CREXX

REXX Language implementation

View the Project on GitHub adesutherland/CREXX

cREXX Architecture

crexx is a custom REXX-to-bytecode toolchain that translates Classic REXX semantics into an optimized bytecode format executed by a specialized VM. The process happens through four main binaries:

  1. rxc - The Compiler
  2. rxas - The Assembler
  3. rxlink - The Linker
  4. rxvm - The Virtual Machine (Interpreter)

The Compilation Pipeline

The pipeline of transforming REXX source code into executable bytecode is structured as follows:

  1. re2c (Lexical Analyzer)
    • Used to generate the scanner/lexer from .re rules (e.g., compiler/rxcpbscn.re and assembler/rxasscan.re).
    • Converts the raw REXX source text into a stream of discrete tokens (Token structs).
  2. Lemon (Parser Generator)
    • The token stream is parsed using a grammar defined in Lemon (e.g., compiler/rxcpbgmr.y and compiler/rxcpopgr.y).
    • Lemon applies the grammar rules to recognize the syntactic structures of the REXX language and translates them into an Abstract Syntax Tree (AST).
    • DO ... END is overloaded: statement-leading DO remains the normal grouped/loop form, while expression-position DO ... END becomes BLOCK_EXPR. The grammar resolves the command-start ambiguity by routing top-level command expressions through a restricted command_expression spine while leaving the general expression grammar free to accept block expressions.
  3. AST (Abstract Syntax Tree) & Compiler Exits
    • The primary data structure bridging the parser and the code emitter.
    • Built using a hierarchical structure of ASTNode C structs that capture operations, scopes, typing, and tree associations.
    • String comparison operators (==, >>, <<, >>=, <<=) are carried as a distinct OP_COMPARE_S_* family. During type validation both operands are retargeted to TP_STRING, but the optimiser still preserves intrinsic numeric constant types long enough to stringify from value rather than source spelling.
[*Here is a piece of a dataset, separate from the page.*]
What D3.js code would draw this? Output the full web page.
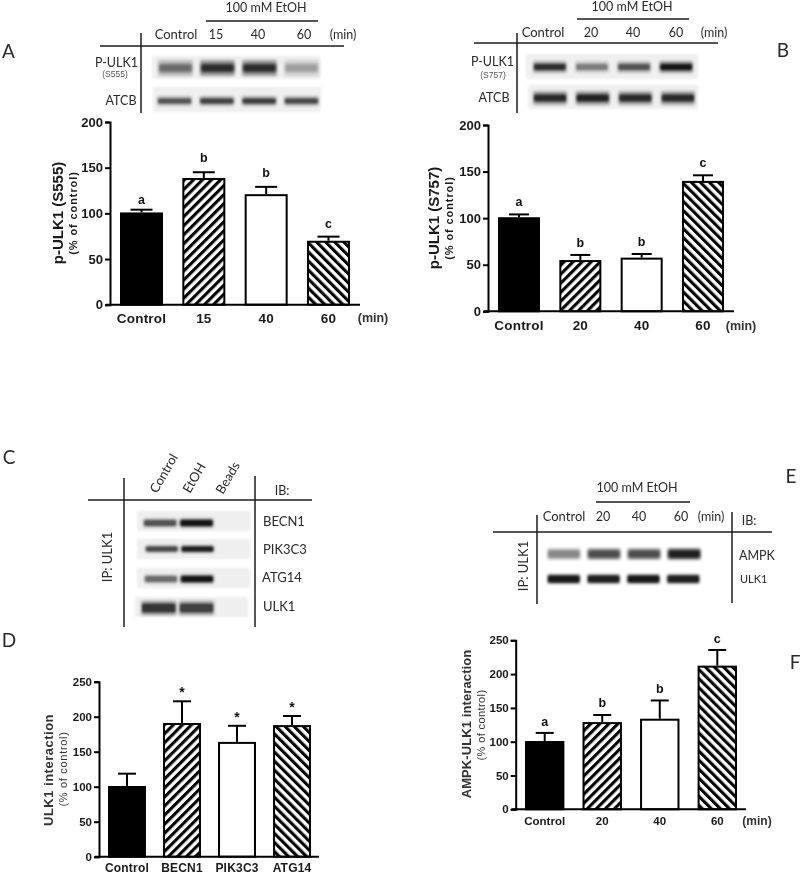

That keeps folded behaviour aligned with runtime cases like 01 == 1.
    • Inline cloning must preserve the callee scope’s numeric context when it builds replacement scopes. Without that, folded float/decimal string comparisons can silently drift from runtime behaviour under local NUMERIC DIGITS / FORM / CASE settings.
    • Expression-level control flow is supported through BLOCK_EXPR (DO ... END used as an expression) and LEAVE_WITH (LEAVE WITH expr). The association pointer links each LEAVE_WITH back to its owning BLOCK_EXPR, similar to how loop LEAVE / ITERATE link to DO.
    • Contains the Exit Bridge Framework (rxcp_exit.c), which intercepts unrecognized IMPLICIT_CMD nodes, invokes user-provided rxplugin macros to generate replacement source code, parses the interpolated strings (preserving literal quotes), and surgically grafts the resulting AST back into the main tree without violating return-type constraints.
    • Implicit Main Argument Bridge: when the compiler synthesizes the file-level main() wrapper, that procedure is marked is_implicit_main. Later typing and emission use that marker to interpret classic arg() / arg[] / arg[n] access against the hidden command-line .string[] that the VM already passes to main. Ordinary procedures still use normal vararg semantics, and explicit zero-argument main() does not gain accidental source-level visibility of the hidden VM argv payload.
    • Exit Fragment Scope Lifecycle: replacement fragments from exits are parsed and structurally normalized before grafting, but any new lexical block scopes created by structured replacements are finalized later during symbol structuring/build. Nested DO / IF / INSTRUCTIONS emitted by exits are therefore a supported shape, and debug validation is staged after that scope rebuild so the validator sees the stabilized tree rather than the transient pre-scope fragment form.
    • Auto-Expose Mechanics: Implements automatic scope resolution that allows namespace ... expose global variables to implicitly bind into local PROCEDURE scopes, eliminating legacy PROCEDURE EXPOSE boilerplate.
    • Automatic Register Allocation: Within rxcp_val_sym.c (Step 3 - Pass 3), the compiler walks the AST (build_symbols_walker) to identify explicit NODE_REGISTER allocations via the with register.N[.view] clause on class attributes. It then automatically maps any remaining unmapped attributes of a class to unused VM registers (r1, r2, etc.) by synthesizing implicit NODE_REGISTER AST nodes. For normal classes, prefer this implicit allocation and keep callers on factories/methods; explicit with register... mappings should be reserved for genuine physical interop where a fixed layout is required.
  4. Emitter (IR -> Assembly)
    • AST walkers (e.g., rxcp_ast_walk.c, rxcp_emit_*.c) traverse the tree.
    • Outputs intermediate string fragments representing the rxas Assembly instructions.
    • The optimiser performs opportunity-based AST inlining before emission. A callable may be structurally available for inlining, but each call site is still validated against the supported rewrite shapes. The release slice uses a 300 AST-node body cutoff as a profitability and metadata-size policy, not as a semantic safety boundary. Unsupported semantic gates still fail closed, including procedure-level expose, assembler aliasing, dynamic-index varargs, receiver/copyback shapes without proof, and interface/member dispatch that cannot be proved monomorphic.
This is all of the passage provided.